A metaphoric experiment if you will that describes this mechanism.

Suppose we had a kiddie train track 100 m long. We place a student school desk that has track wheels attached to it on the track. We attach a digital timer to the desk and of course a drive mechanism that can maintain a constant velocity. On the track we place two switches that are some distance apart. The first turns the digital timer on and the second turns it off. We put a student in the desk and tell him how far apart the switches are and the total mass of his system. We ask the student to calculate his momentum at the end of the run. At the end of the run he gives us a value for his momentum. We move the desk back to the starting point in order to do another run. Unbeknownst to the student I can remotely control the timer. I reduce the rate of the timer by 10% and start the run again. At the end of the run we ask the student which run had the greatest momentum and of course he says the second. Isn't this situation somewhat like a rock sitting on the surface of the earth. The atoms of the rock are vibrating around and colliding with other atoms fields and the atoms clocks are speeding up and slowing down ever so slightly so that the collective momentum of the atoms points to the center of the earth?

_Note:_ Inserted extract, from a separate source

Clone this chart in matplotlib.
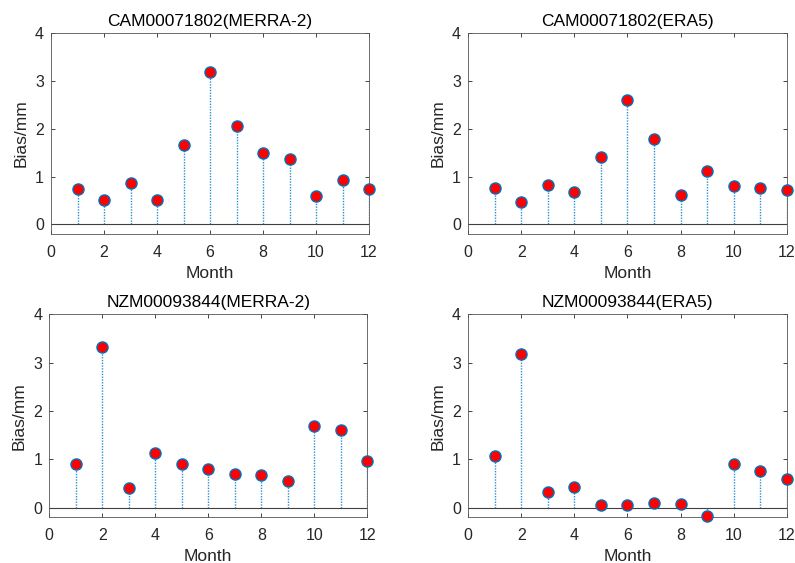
import matplotlib
matplotlib.use("Agg")
import matplotlib.pyplot as plt

plt.rcParams['font.family'] = ['Liberation Sans', 'DejaVu Sans']

months = list(range(1, 13))

cam_merra = [0.75, 0.50, 0.86, 0.50, 1.65, 3.19, 2.06, 1.49, 1.36, 0.59, 0.92, 0.74]
cam_era5 = [0.77, 0.46, 0.82, 0.68, 1.40, 2.60, 1.78, 0.61, 1.11, 0.81, 0.77, 0.71]
nzm_merra = [0.90, 3.32, 0.41, 1.13, 0.90, 0.79, 0.70, 0.68, 0.55, 1.68, 1.61, 0.97]
nzm_era5 = [1.07, 3.17, 0.32, 0.42, 0.055, 0.05, 0.09, 0.08, -0.17, 0.91, 0.76, 0.59]

titles = ['CAM00071802(MERRA-2)', 'CAM00071802(ERA5)',
          'NZM00093844(MERRA-2)', 'NZM00093844(ERA5)']
series = [cam_merra, cam_era5, nzm_merra, nzm_era5]

# axes boxes in figure fractions (left, bottom, width, height)
boxes = [
    (0.0642, 0.5844, 0.400, 0.357),
    (0.5887, 0.5844, 0.401, 0.357),
    (0.0620, 0.0812, 0.400, 0.3605),
    (0.5887, 0.0812, 0.401, 0.3605),
]

txt = '#262626'
edge = '#0072BD'
stem_c = '#2b8fd3'

fig = plt.figure(figsize=(7.95, 5.63), dpi=100)

for box, title, vals in zip(boxes, titles, series):
    ax = fig.add_axes(box)
    for x, v in zip(months, vals):
        ax.plot([x, x], [0, v], color=stem_c, linestyle=(0, (1, 1)), linewidth=1.0)
    ax.axhline(0, color='#404040', linewidth=0.8)
    ax.plot(months, vals, linestyle='none', marker='o', markersize=8,
            markerfacecolor='red', markeredgecolor=edge, markeredgewidth=1.0,
            clip_on=False, zorder=5)
    ax.set_xlim(0, 12)
    ax.set_ylim(-0.2, 4)
    ax.set_xticks(range(0, 13, 2))
    ax.set_yticks(range(0, 5))
    ax.tick_params(direction='in', top=True, right=True, length=3,
                   labelsize=11.5, colors=txt, width=0.6)
    ax.tick_params(axis='x', pad=8)
    ax.tick_params(axis='y', pad=5)
    for s in ax.spines.values():
        s.set_color('#555555')
        s.set_linewidth(0.6)
    ax.set_title(title, fontsize=12.5, color='black', pad=5)
    ax.set_xlabel('Month', fontsize=12.5, color=txt, labelpad=4)
    ax.set_ylabel('Bias/mm', fontsize=12.5, color=txt, labelpad=5)

fig.savefig('out.png', dpi=100)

Now look at one mole of any element sitting at the surface of the Earth. Now imagine the atoms of the element traveling back-and-forth on trillions of our little kiddie train tracks, Their tiny clocks speeding up and slowing down as they move up and down in the gravity well. I do not possess the mathematical skills to test this hypothesis but using Avogadro's number it should be possible to calculate the weight of one mole which should be equal to the mass of one mole. As for inertia, if you take the same one mole far out into space where there is very little gravity and give it a one gee acceleration the atoms clocks do just as they did on Earth with the momentum being opposite the direction of acceleration, hence inertia.